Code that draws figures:
━━━━━━━━━━━━━━━━

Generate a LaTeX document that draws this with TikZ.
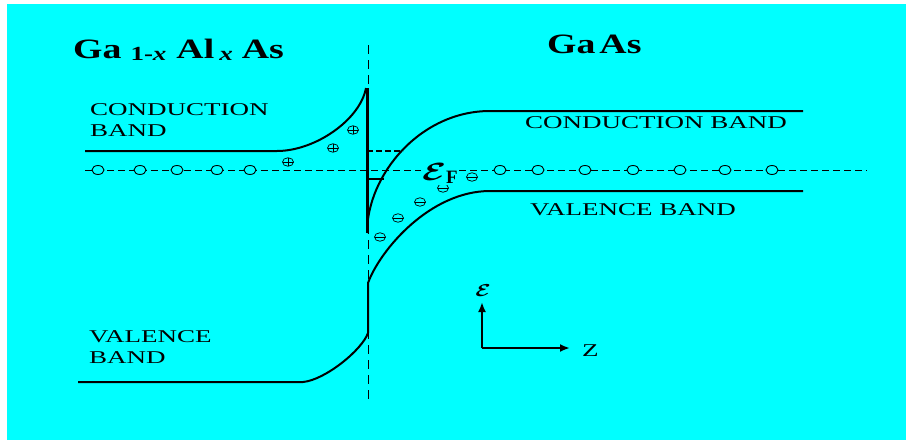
\documentclass[tikz,border=0pt]{standalone}
\usepackage{fontspec}
\usepackage{amsmath,amssymb}
\usepackage{graphicx}
\usepackage{xcolor}
\usepackage{tikz}
\usetikzlibrary{arrows.meta,shapes.geometric}
\setmainfont{Liberation Serif}
\newfontfamily\bandfont[FakeStretch=1.5]{Liberation Serif}
\newfontfamily\titlefont[FakeStretch=1.35]{Liberation Serif}
\definecolor{panel}{RGB}{0,255,255}

\begin{document}
\begin{tikzpicture}[
  x=1pt,y=-1pt,
  >=Latex,
  band/.style={line width=2pt, draw=black},
  wall/.style={line width=3pt, draw=black},
  interface/.style={line width=0.8pt, draw=black, dash pattern=on 9pt off 6pt},
  fermi/.style={line width=0.8pt, draw=black, dash pattern=on 7pt off 4pt},
  sublevel/.style={line width=2pt, draw=black},
  site/.style={draw=black, line width=0.9pt, fill=panel, ellipse,
               minimum width=12pt, minimum height=9pt, inner sep=0pt},
  hole/.style={draw=black, line width=0.7pt, fill=panel, ellipse,
               minimum width=11pt, minimum height=8.5pt, inner sep=0pt,
               path picture={\draw[line width=0.7pt]
                 (path picture bounding box.west) -- (path picture bounding box.east)
                 (path picture bounding box.north) -- (path picture bounding box.south);}},
  electron/.style={draw=black, line width=0.7pt, fill=panel, ellipse,
               minimum width=11pt, minimum height=8.5pt, inner sep=0pt,
               path picture={\draw[line width=0.7pt]
                 (path picture bounding box.west) -- (path picture bounding box.east);}},
  bandlabel/.style={font=\bandfont\fontsize{18}{21}\selectfont, align=left,
                    inner sep=0pt, anchor=base west},
  material/.style={font=\titlefont\bfseries\fontsize{28}{30}\selectfont,
                   inner sep=0pt, anchor=base west},
  axis/.style={-{Latex[length=10pt,width=8pt]}, line width=2pt, draw=black}
]

\useasboundingbox (0,0) rectangle (906,440);
\fill[white] (0,0) rectangle (906,440);
\fill[panel] (7,4) rectangle (906,440);

\node[material] (alloy) at (73,58)
  {Ga\hspace{9pt}\raisebox{-2pt}{\fontsize{20}{20}\selectfont 1-\textit{x}}\hspace{10pt}Al\hspace{5pt}\raisebox{-2pt}{\fontsize{20}{20}\selectfont\textit{x}}\hspace{9pt}As};
\node[material] (gaas) at (547,53) {Ga\kern4pt As};

\draw[interface] (368,45) -- (368,400);
\draw[fermi] (85,170) -- (867,170);

\draw[band] (85,151) -- (277,151) .. controls (315,151) and (360,120) .. (366,88);
\draw[wall] (367,88) -- (367,233);
\draw[band] (367,233) .. controls (367,175) and (420,111) .. (490,111) -- (803,111);
\draw[band] (78,382) -- (303,382) .. controls (325,380) and (362,350) .. (368,333)
  -- (368,283) .. controls (380,250) and (430,191) .. (490,191) -- (803,191);

\draw[sublevel, dash pattern=on 6pt off 3pt] (367,151) -- (403,151);
\draw[sublevel] (367,179) -- (384,179);

\foreach \x [count=\i] in {98,140,177,217,250,500,538,585,633,680,725,772}
  \node[site] (site\i) at (\x,170) {};

\foreach \x/\y [count=\i] in {353/130,333/148,288/162}
  \node[hole] (hole\i) at (\x,\y) {};
\foreach \x/\y [count=\i] in {380/237,398/218,420/202,443/188,472/177}
  \node[electron] (elec\i) at (\x,\y) {};

\node[fill=panel, inner sep=1pt, anchor=base west] (fermilabel) at (421,180)
  {\fontsize{27}{27}\selectfont$\scalebox{1.4}[1]{$\boldsymbol{\mathcal{E}}$}_{\mathbf{F}}$};

\node[bandlabel] (cbleft) at (90,136) {CONDUCTION\\BAND};
\node[bandlabel] (vbleft) at (89,363) {VALENCE\\BAND};
\node[bandlabel] (cbright) at (525,128) {CONDUCTION BAND};
\node[bandlabel] (vbright) at (530,215) {VALENCE BAND};

\coordinate (origin) at (482,348);
\coordinate (etip) at (482,302);
\coordinate (ztip) at (570,348);
\draw[axis] (origin) -- (etip);
\draw[axis] (origin) -- (ztip);
\node (elabel) at (483,291) {\fontsize{18}{18}\selectfont$\scalebox{1.3}[1]{$\boldsymbol{\mathcal{E}}$}$};
\node[bandlabel] (zlabel) at (582,356) {Z};

\end{tikzpicture}
\end{document}
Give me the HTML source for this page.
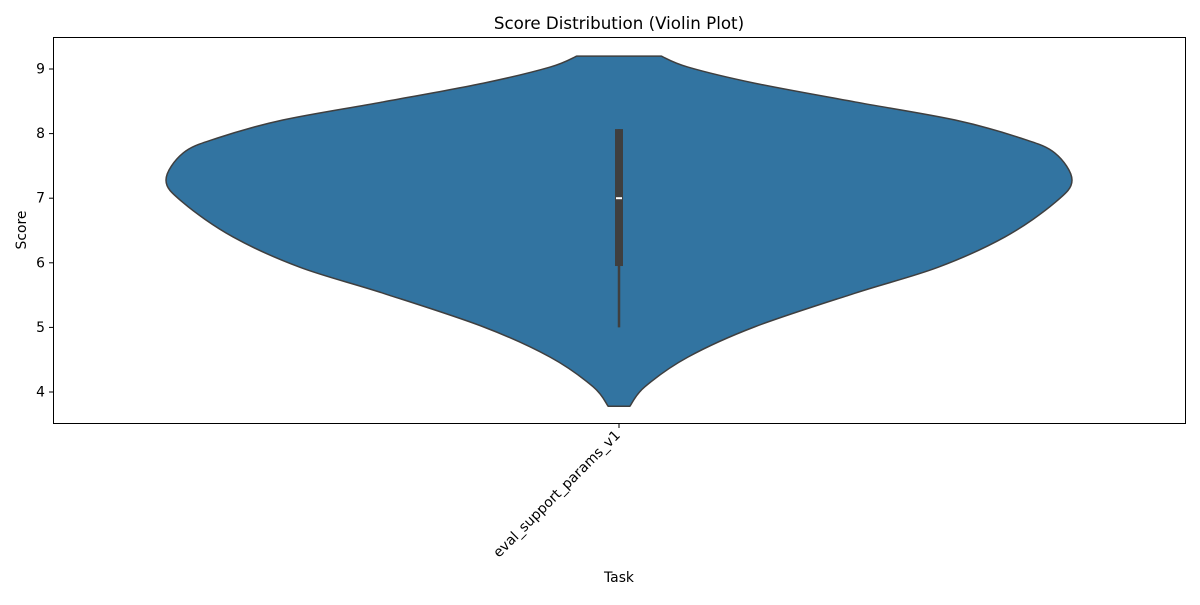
<!DOCTYPE html>
<html><head><meta charset="utf-8"><style>
body{margin:0;background:#fff}
text{font-family:"DejaVu Sans","Liberation Sans",sans-serif;fill:#000}
</style></head><body>
<svg id="chart" width="1200" height="600" xmlns="http://www.w3.org/2000/svg">
<rect x="0" y="0" width="1200" height="600" fill="#fff"/>
<text x="619" y="29" font-size="16.7" text-anchor="middle">Score Distribution (Violin Plot)</text>
<g id="violin"></g>
<rect x="53.5" y="37.5" width="1132" height="386" fill="none" stroke="#000" stroke-width="1"/>
<g id="yticks"></g>
<g id="xticks"></g>
<text x="619" y="582" font-size="13.9" text-anchor="middle">Task</text>
<text transform="translate(26,230) rotate(-90)" font-size="13.9" text-anchor="middle">Score</text>
</svg>
<script>
const categories = ["eval_support_params_v1"];
const yTickValues = [4,5,6,7,8,9];
const kdeScores = [9.2,9.03,8.78,8.49,8.21,7.93,7.70,7.28,6.93,6.40,5.93,5.53,5.01,4.54,4.08,3.78];
const kdeDensity = [0.093,0.152,0.300,0.521,0.742,0.887,0.962,1.0,0.962,0.852,0.704,0.521,0.300,0.152,0.057,0.024];
const q1 = [5.95], median = [7.0], q3 = [8.07], whiskerLow = [5.0], whiskerHigh = [8.07];

const NS="http://www.w3.org/2000/svg";
const plotL=53,plotR=1185;
const yScale=v=>392-(v-4)*64.6;
const xScale=i=>plotL+(plotR-plotL)*(i+0.5)/categories.length;
const maxHalf=453;
function mk(tag,attrs,parent){const e=document.createElementNS(NS,tag);for(const k in attrs)e.setAttribute(k,attrs[k]);parent.appendChild(e);return e;}

const yt=document.getElementById('yticks');
yTickValues.forEach(v=>{
  const y=yScale(v);
  const l=mk('line',{x1:plotL-4,x2:plotL,y1:y,y2:y,stroke:'#000'},yt);
  
  
  const t=mk('text',{x:plotL-8,y:y+4.5,'font-size':13.9,'text-anchor':'end'},yt);
  t.textContent=v;
  
  
});

const xt=document.getElementById('xticks');
const vg=document.getElementById('violin');
categories.forEach((c,i)=>{
  const cx=xScale(i);
  const tk=mk('line',{x1:cx,x2:cx,y1:424,y2:428,stroke:'#000'},xt);
  
  
  const t=mk('text',{transform:`translate(${cx+2},${436}) rotate(-45)`,'font-size':13.9,'text-anchor':'end'},xt);
  t.textContent=c;
  
  

  const right=kdeScores.map((s,k)=>[cx+kdeDensity[k]*maxHalf,yScale(s)]);
  const left=kdeScores.map((s,k)=>[cx-kdeDensity[k]*maxHalf,yScale(s)]).reverse();
  function smooth(pts){let d='';for(let k=0;k<pts.length-1;k++){const p0=pts[Math.max(k-1,0)],p1=pts[k],p2=pts[k+1],p3=pts[Math.min(k+2,pts.length-1)];
    const c1=[p1[0]+(p2[0]-p0[0])/6,p1[1]+(p2[1]-p0[1])/6],c2=[p2[0]-(p3[0]-p1[0])/6,p2[1]-(p3[1]-p1[1])/6];
    d+=` C${c1[0]},${c1[1]} ${c2[0]},${c2[1]} ${p2[0]},${p2[1]}`;}return d;}
  let d=`M${right[0][0]},${right[0][1]}`+smooth(right)+` L${left[0][0]},${left[0][1]}`+smooth(left)+' Z';
  const p=mk('path',{d:d,fill:'#3274a1',stroke:'#3f3f3f','stroke-width':1.5},vg);
  
  

  const w=mk('line',{x1:cx,x2:cx,y1:yScale(whiskerLow[i]),y2:yScale(whiskerHigh[i]),stroke:'#3f3f3f','stroke-width':2.5},vg);
  
  
  const b=mk('rect',{x:cx-4,y:yScale(q3[i]),width:8,height:yScale(q1[i])-yScale(q3[i]),fill:'#3f3f3f'},vg);
  
  
  const m=mk('line',{x1:cx-3,x2:cx+3,y1:yScale(median[i]),y2:yScale(median[i]),stroke:'#fff','stroke-width':2},vg);
  
  
});
</script>
</body></html>
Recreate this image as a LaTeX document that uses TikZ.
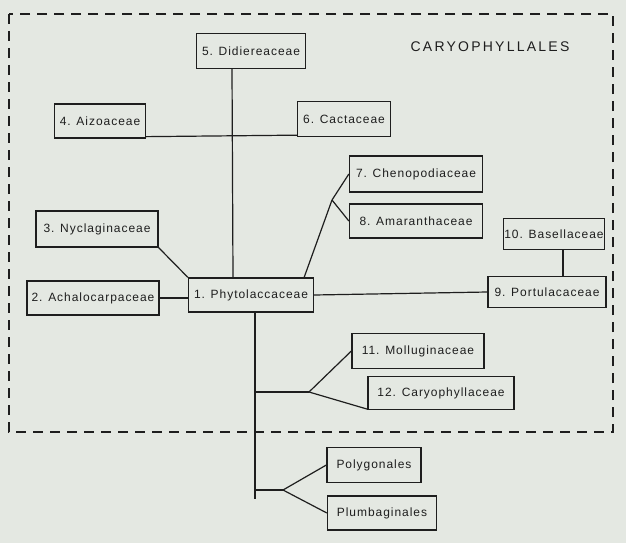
\documentclass[tikz,border=0pt]{standalone}
\usepackage{fontspec}
\setmainfont{Liberation Sans}
\newfontfamily\boxfont[LetterSpace=8]{Liberation Sans}
\newfontfamily\titlefont[LetterSpace=16]{Liberation Sans}
\usepackage{xcolor}
\usepackage{tikz}
\usetikzlibrary{calc}
\definecolor{paper}{RGB}{228,232,226}
\definecolor{ink}{RGB}{30,30,30}

\begin{document}
\begin{tikzpicture}[
    x=1pt, y=-1pt,
    fam/.style={draw=ink, line width=1.3pt, text=ink, inner sep=0pt, minimum height=34pt, font=\boxfont\fontsize{12}{14}\selectfont},
    link/.style={draw=ink, line width=1.2pt},
    orderbox/.style={draw=ink, line width=1.2pt, dash pattern=on 10pt off 7pt}
]
% Paper
\fill[paper] (0,0) rectangle (626,543);
\useasboundingbox (0,0) rectangle (626,543);

% Order boundary
\draw[orderbox] (9,14) rectangle (613,432);
\node[font=\titlefont\fontsize{14}{16}\selectfont, text=ink] (order) at (490,47) {CARYOPHYLLALES};

% Families
\node[fam, minimum width=125pt] (phy) at (251,295) {1. Phytolaccaceae};
\node[fam, minimum width=132pt] (ach) at (93,298) {2. Achalocarpaceae};
\node[fam, minimum width=122pt, minimum height=36pt] (nyc) at (97,229) {3. Nyclaginaceae};
\node[fam, minimum width=91pt] (aiz) at (100,121) {4. Aizoaceae};
\node[fam, minimum width=109pt, minimum height=35pt] (did) at (251,51) {5. Didiereaceae};
\node[fam, minimum width=93pt, minimum height=35pt] (cac) at (344,119) {6. Cactaceae};
\node[fam, minimum width=133pt, minimum height=36pt] (che) at (416,174) {7. Chenopodiaceae};
\node[fam, minimum width=133pt] (ama) at (416,221) {8. Amaranthaceae};
\node[fam, minimum width=118pt, minimum height=31pt] (por) at (547,292) {9. Portulacaceae};
\node[fam, minimum width=101pt, minimum height=31pt] (bas) at (554,234) {10. Basellaceae};
\node[fam, minimum width=132pt, minimum height=35pt] (mol) at (418,351) {11. Molluginaceae};
\node[fam, minimum width=146pt, minimum height=33pt] (car) at (441,393) {12. Caryophyllaceae};

% Related orders
\node[fam, minimum width=94pt, minimum height=35pt] (pol) at (374,465) {Polygonales};
\node[fam, minimum width=109pt] (plu) at (382,513) {Plumbaginales};

% Branch points
\coordinate (cb) at (332,200);
\coordinate (b1) at (255,392);
\coordinate (m1) at (309,392);
\coordinate (b2) at (255,490);
\coordinate (m2) at (283,490);
\coordinate (tend) at (255,499);

% Connecting lines
\draw[link] ($(did.south)+(-19,0)$) -- ($(phy.north)+(-18,0)$);
\draw[link] ($(aiz.south east)+(0,-2)$) -- ($(cac.south west)+(0,-2)$);
\draw[link] (ach.east) -- (phy.west |- ach.east);
\draw[link] (nyc.south east) -- (phy.north west);
\draw[link] ($(phy.north east)+(-10,0)$) -- (cb);
\draw[link] (cb) -- (che.west);
\draw[link] (cb) -- (ama.west);
\draw[link] (phy.east) -- (por.west);
\draw[link] ($(bas.south)+(9,0)$) -- ($(por.north)+(16,0)$);
\draw[link] (phy.south -| tend) -- (tend);
\draw[link] (b1) -- (m1);
\draw[link] (m1) -- (mol.west);
\draw[link] (m1) -- ($(car.south west)+(0,-1)$);
\draw[link] (b2) -- (m2);
\draw[link] (m2) -- (pol.west);
\draw[link] (m2) -- (plu.west);
\end{tikzpicture}
\end{document}
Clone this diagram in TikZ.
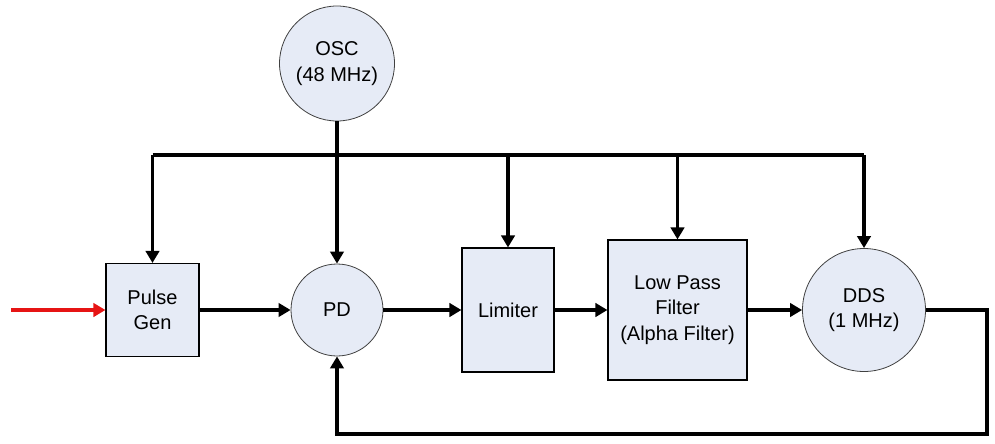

━━━━━━━━━━━━━━━━

What to do: In the records above, find the lines containing "this" and copy them.

Output:
Generate a LaTeX document that draws this with TikZ.
Give me the HTML source for this page.
Recreate this image as a LaTeX document that uses TikZ.
Clone this diagram in TikZ.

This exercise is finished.